American rock drummer and songwriter (born 1967)

Steve Bowman (born January 14, 1967) is an American rock drummer and songwriter. He was a founding member and drummer for Counting Crows during the recording and period of time following their debut album, August and Everything After (1993). The band's unexpected success led them to performances on Late Night with David Letterman and Saturday Night Live. They toured with The Rolling Stones, were nominated for two Grammy Awards and won an American Music Award. By 1994, they were also on the cover of Rolling Stone magazine.

Bowman, as explained by Adam Duritz, was "kicked out" of Counting Crows in late 1994. In the next few years, he went on to play with Third Eye Blind, John Wesley Harding and Penelope Houston.

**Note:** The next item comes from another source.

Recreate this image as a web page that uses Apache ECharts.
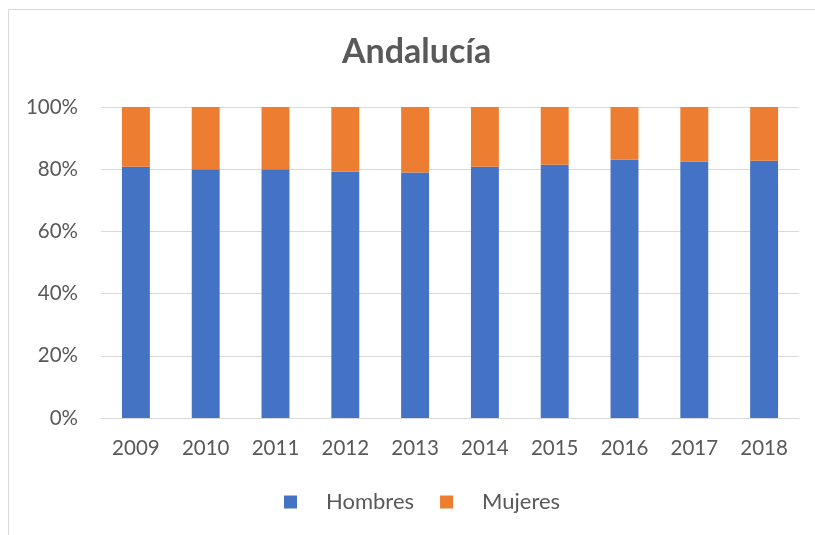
<!DOCTYPE html>
<html>
<head>
<meta charset="utf-8">
<script src="https://cdn.jsdelivr.net/npm/echarts@6/dist/echarts.min.js"></script>
<style>
  html, body { margin: 0; padding: 0; background: #ffffff; }
  #chart { width: 815px; height: 535px; }
</style>
</head>
<body>
<div id="chart"></div>
<script>
var years = ["2009", "2010", "2011", "2012", "2013", "2014", "2015", "2016", "2017", "2018"];
var hombres = [80.8, 80.0, 80.0, 79.2, 78.9, 80.8, 81.4, 83.1, 82.5, 82.7];
var mujeres = [19.2, 20.0, 20.0, 20.8, 21.1, 19.2, 18.6, 16.9, 17.5, 17.3];
var yTicks = [0, 20, 40, 60, 80, 100];

var textColor = "#595959";
var font = "Lato, 'Open Sans', sans-serif";

var chart = echarts.init(document.getElementById("chart"));
chart.setOption({
  animation: false,
  textStyle: { fontFamily: font },
  // outer chart frame, runs off the right and bottom edges like the original
  graphic: [{
    type: "rect",
    shape: { x: 8.5, y: 9.5, width: 900, height: 600 },
    style: { fill: "none", stroke: "#d9d9d9", lineWidth: 1 }
  }],
  title: {
    text: "Andalucía",
    left: 337,
    top: 30,
    textStyle: { fontSize: 34, fontWeight: "bold", color: textColor, fontFamily: font }
  },
  legend: {
    bottom: 17,
    left: 279,
    itemWidth: 13,
    itemHeight: 13,
    itemGap: 26,
    icon: "rect",
    textStyle: { fontSize: 22, color: textColor, padding: [0, 0, 0, 24] },
    data: ["Hombres", "Mujeres"]
  },
  grid: { left: 101, right: 16, top: 107, bottom: 117 },
  xAxis: {
    type: "category",
    data: years,
    axisTick: { show: false },
    axisLine: { lineStyle: { color: "#d9d9d9" } },
    axisLabel: { fontSize: 20.5, color: textColor, margin: 20 }
  },
  yAxis: {
    type: "value",
    min: yTicks[0],
    max: yTicks[yTicks.length - 1],
    interval: 20,
    axisLine: { show: false },
    axisTick: { show: false },
    splitLine: { lineStyle: { color: "#d9d9d9" } },
    axisLabel: { fontSize: 20.5, color: textColor, margin: 23, formatter: "{value}%" }
  },
  series: [
    {
      name: "Hombres",
      type: "bar",
      stack: "total",
      barWidth: "40%",
      itemStyle: { color: "#4472c4" },
      data: hombres
    },
    {
      name: "Mujeres",
      type: "bar",
      stack: "total",
      barWidth: "40%",
      itemStyle: { color: "#ed7d31" },
      data: mujeres
    }
  ]
});
</script>
</body>
</html>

In 1998, Bowman and his new band Luce recorded the song "Good Day", which was featured in the films How to Lose a Guy in 10 Days (2003) and 13 Going on 30 (2004). Bowman also played on Luce's second record which produced the single "Buy a Dog".

Bowman is active as a session musician, has released a book on drumming called Groove Control, contributes freelance articles to various music magazines, and runs a private teaching studio just outside Nashville called Murfreesboro Music Lab.

As of 2022, Bowman had created a studio called Murfreesboro Music Lab and started a podcast called Letters to an Aspiring Musician, to help other musicians.